** Begin DATASET EXTRACT **
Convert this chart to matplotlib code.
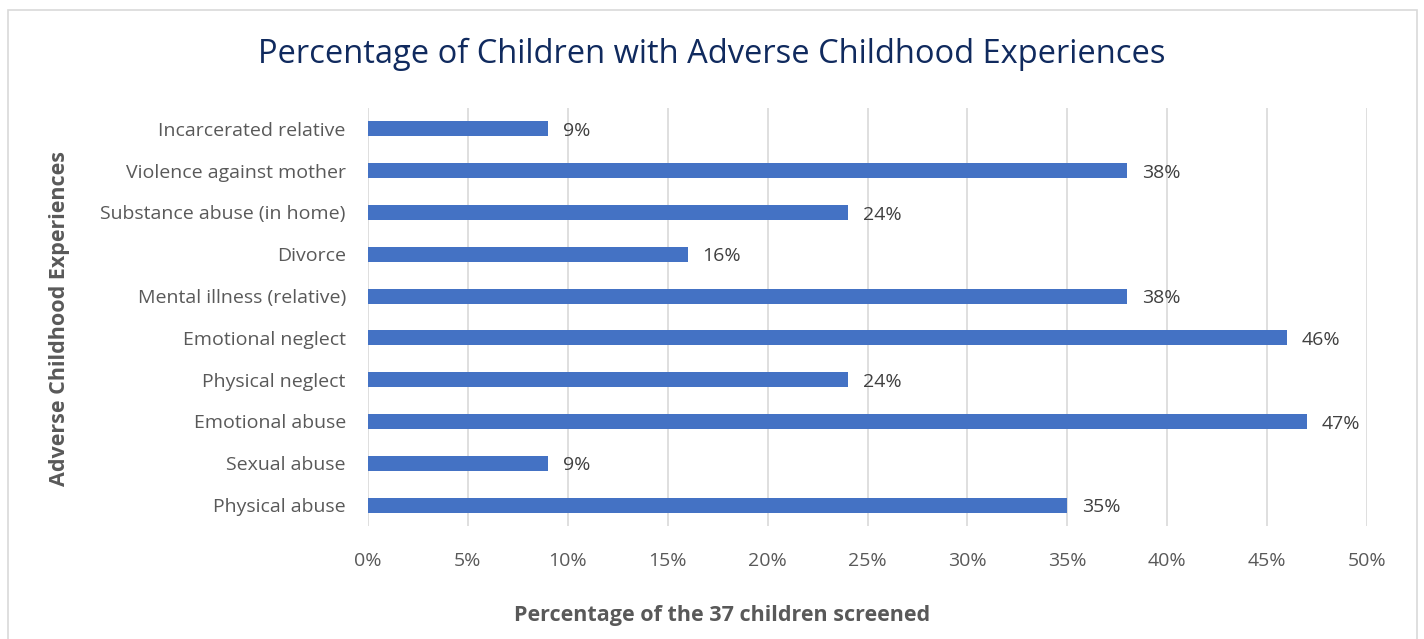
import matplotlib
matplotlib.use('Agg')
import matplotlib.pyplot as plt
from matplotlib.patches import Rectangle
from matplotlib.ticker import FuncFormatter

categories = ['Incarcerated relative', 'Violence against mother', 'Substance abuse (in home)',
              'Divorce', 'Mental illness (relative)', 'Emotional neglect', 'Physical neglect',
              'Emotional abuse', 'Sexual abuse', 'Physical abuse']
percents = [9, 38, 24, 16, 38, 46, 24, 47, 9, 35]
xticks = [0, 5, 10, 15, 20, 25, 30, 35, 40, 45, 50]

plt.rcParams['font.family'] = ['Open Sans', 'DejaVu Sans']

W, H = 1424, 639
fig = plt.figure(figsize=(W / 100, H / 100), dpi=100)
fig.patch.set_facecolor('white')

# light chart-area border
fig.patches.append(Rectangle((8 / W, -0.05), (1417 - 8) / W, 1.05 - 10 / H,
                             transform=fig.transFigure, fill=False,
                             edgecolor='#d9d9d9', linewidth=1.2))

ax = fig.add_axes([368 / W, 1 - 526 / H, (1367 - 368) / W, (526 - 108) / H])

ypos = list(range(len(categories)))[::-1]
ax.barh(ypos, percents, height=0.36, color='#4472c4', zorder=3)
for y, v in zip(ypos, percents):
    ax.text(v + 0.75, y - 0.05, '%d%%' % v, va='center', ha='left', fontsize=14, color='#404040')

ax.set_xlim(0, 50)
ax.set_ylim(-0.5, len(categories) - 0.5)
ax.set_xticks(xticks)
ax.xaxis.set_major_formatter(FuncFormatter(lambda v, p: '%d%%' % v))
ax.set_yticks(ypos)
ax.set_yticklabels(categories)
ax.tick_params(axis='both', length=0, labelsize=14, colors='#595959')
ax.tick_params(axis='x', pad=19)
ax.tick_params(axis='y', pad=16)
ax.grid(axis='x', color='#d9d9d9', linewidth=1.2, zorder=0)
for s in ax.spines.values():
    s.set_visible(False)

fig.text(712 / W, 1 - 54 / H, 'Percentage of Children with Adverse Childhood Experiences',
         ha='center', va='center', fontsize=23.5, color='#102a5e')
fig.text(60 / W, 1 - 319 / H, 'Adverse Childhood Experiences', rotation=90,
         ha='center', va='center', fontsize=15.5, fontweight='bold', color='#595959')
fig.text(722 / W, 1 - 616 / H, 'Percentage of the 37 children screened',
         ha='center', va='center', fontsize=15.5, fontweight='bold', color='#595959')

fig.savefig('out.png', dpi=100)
** End DATASET EXTRACT **
_WHAT NEEDS TO BE DONE_:
Omitting all pictures, restate exactly the lines of the material from its start through the line that contains "from matplotlib.ticker import FuncFormatter".

_FINAL RESULT_:
Convert this chart to matplotlib code.
import matplotlib
matplotlib.use('Agg')
import matplotlib.pyplot as plt
from matplotlib.patches import Rectangle
from matplotlib.ticker import FuncFormatter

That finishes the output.